People tend to use the word “proof” without understanding what it means. When, in respect of a proposition, someone says: “There is no proof”, the response should be: “What do you mean by proof?”, a question that is usually met by a puzzled silence.
“Proof”, as originally defined in classical geometry, is the fulfillment of predefined criteria. Someone who asks for proof should be asked: “What are your predefined criteria of proof?”
This was understood by the great German pathologist Robert Koch. His challenge was to find the cause of tuberculosis, consumption or phthisis as it was known at the time in the latter half of the nineteenth century. At the time it was thought that tuberculosis was “constitutional” – it ran in families and, in the days before genetics, it was considered to be somehow inherited. Koch felt that the family clustering was the result of the transfer of a micro-organism.
|Robert Koch 1943-1910
Much laboratory work led him to define what became known as the Koch Bacillus, what we now know as Mycobacterium tuberculosis. Although he felt that this was the likely cause and had to be certain. He needed proof that would be acceptable not only to himself but also to a scientific community that was clearly sceptical.
Understanding the concept of proof, Koch had to record his predefined criteria that, if fulfilled, would lead to the acceptance of the micro-organism being the cause of tuberculosis. His criteria were called “Koch’s Postulates”, and they are as follows:
1. The specific organism should be shown to be present in all cases of animals suffering from a specific disease but should not be found in healthy animals.

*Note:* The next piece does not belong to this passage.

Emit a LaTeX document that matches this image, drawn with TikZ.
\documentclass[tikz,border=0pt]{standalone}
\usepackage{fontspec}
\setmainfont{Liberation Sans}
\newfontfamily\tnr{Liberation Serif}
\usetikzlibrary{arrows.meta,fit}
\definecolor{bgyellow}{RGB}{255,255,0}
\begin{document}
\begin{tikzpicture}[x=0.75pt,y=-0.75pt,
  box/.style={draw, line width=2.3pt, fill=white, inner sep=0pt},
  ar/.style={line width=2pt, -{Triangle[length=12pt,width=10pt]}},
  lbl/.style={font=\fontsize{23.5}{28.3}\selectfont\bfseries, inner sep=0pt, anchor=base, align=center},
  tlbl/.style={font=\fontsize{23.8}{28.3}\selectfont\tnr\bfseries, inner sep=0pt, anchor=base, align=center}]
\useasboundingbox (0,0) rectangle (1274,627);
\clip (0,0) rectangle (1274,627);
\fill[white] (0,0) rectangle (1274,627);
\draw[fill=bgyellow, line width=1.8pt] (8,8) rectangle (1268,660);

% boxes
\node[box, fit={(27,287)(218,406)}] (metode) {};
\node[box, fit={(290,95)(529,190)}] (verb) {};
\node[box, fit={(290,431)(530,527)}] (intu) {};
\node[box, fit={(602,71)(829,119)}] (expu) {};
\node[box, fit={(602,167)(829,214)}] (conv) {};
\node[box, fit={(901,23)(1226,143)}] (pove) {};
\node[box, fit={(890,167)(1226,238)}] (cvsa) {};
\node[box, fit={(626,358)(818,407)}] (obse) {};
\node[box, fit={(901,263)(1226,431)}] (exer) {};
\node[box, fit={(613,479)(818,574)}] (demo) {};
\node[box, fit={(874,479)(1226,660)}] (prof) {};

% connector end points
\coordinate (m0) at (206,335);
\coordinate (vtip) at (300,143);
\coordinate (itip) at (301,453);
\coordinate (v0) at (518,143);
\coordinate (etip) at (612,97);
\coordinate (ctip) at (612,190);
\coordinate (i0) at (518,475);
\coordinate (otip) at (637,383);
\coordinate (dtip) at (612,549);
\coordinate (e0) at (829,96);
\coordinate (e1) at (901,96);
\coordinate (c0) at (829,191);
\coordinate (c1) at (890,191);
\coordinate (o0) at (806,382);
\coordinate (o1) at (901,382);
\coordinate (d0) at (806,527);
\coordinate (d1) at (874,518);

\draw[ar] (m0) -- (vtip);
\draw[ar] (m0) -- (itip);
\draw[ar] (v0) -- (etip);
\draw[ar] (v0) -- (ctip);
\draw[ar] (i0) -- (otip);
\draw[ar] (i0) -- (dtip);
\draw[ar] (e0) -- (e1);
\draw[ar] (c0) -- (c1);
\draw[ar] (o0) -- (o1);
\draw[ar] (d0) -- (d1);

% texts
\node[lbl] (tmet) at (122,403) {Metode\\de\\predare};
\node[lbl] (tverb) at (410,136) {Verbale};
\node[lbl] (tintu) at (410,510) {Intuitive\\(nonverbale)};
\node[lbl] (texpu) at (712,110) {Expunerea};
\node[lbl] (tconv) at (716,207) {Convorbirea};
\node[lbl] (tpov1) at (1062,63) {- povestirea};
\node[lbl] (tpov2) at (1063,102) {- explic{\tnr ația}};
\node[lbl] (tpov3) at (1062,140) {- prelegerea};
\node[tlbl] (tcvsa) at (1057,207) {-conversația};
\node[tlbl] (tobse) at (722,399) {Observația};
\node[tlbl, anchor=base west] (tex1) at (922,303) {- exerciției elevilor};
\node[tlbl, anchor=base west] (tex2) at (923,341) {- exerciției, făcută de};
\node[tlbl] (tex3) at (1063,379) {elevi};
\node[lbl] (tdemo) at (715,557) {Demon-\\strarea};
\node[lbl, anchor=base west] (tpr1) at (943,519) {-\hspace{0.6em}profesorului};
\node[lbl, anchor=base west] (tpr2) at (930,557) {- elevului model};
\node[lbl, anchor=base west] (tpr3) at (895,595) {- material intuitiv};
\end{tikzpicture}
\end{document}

2. The specific micro-organism should be isolated from the diseased animal and grown in pure culture on artificial laboratory media.
3. This freshly grown micro-organism, when inoculated into a healthy laboratory animal, should cause the same disease seen in the original animal.
4. The micro-organism should be re-isolated in pure culture from the experimental infection.
Koch’s postulates were very demanding, and it can be seen that they required the following reach requirements:
• the postulated cause must be a micro-organism;
• the micro-organism must be isolated and grown in laboratory culture;
• The micro-organism must be inoculated into a healthy animal and produce disease.
Not all micro-organisms can be isolated and grown, this applying to viruses and many recently-discovered bacteria. Not every micro-organism causing human disease will produce that disease in laboratory animals. Is inoculation into human, volunteers or in ignorance, acceptable? The answer to this is an emphatic “No!”
Koch’s Postulates have major limitations and in practice they are only of historic interest. They cannot be applied to non-biological likely causes of disease and a different approach became necessary.
|Sir Austin Bradford Hill 1897-1991
The eminent British statistician Sir Austin Bradford Hill felt that proof of causation could be made using different criteria than Koch’s postulates, and he felt these to be necessary in the case of the inanimate causes of disease, for example cigarette smoking as the cause of carcinoma of the lung. He identified the following criteria as being necessary for “proof” to be established:
1. Strength of association
2. Consistency of association
4. Biological gradient
It is important to note that apart from Experimentation, all the criteria are part of the observational process of scientific investigation. The observations become increasingly controlled so as to avoid other factor. For example death rate must be standardised for age.
It is generally recognised that proof is pragmatic, the fulfillment of predetermined criteria. There is no absolute proof; we are looking for the best story that can be defined using existing knowledge. It might change with the passage of time as new knowledge becomes available.
Koch’s postulates identified absolutes; a bacterium did or did not grow. Hill’s criteria are not absolute and all criteria can be regarded as judgmental.
The strength of association is the association between the disease and the proposed cause. The strength is determined by statistical method.
Consistency is important, being the association being corroborated in several studies.
Temporality indicates that association at one point in time does not indicate cause-effect relationship, but we must look at the association over a time-line. The proposed cause must predate the disease.
The biological gradient indicates that in general the greater the exposure to the proposed cause, the great is the probability of disease (for example number of cigarettes smoked and the development of lung cancer).
All these add up to construct plausibility – does it make sense? Is there a coherent pattern – does it all hang together?
Experimentation is limited by ethical considerations. It might be possible to transmit the disease to others, if not to experimental animals then to other human beings. Such research is not tolerated today. However the effect of elimination of the proposed cause is ethical and highly informative.
Finally there is analogy. Does the proposed cause or something similar (biological or chemical) cause similar diseases?
Hill’s criteria of causation have been reviewed and refined by researchers at the US National Institute of Health (NIH) to look at the possibility of a microbe causing a disease, and in this particular case Crohn’s disease. The principles are equally applicable to the investigation of a possible microbial cause of coronary heart disease, for which there is no obvious cause at present (cholesterol and diet theories are not sustainable when the evidence is reviewed critically).
Hill’s Criteria are very valuable but little known. Most if not all doctors are aware of Koch’s Postulates, but Hill’s Criteria do not seem to be taught. We should all be more aware of them.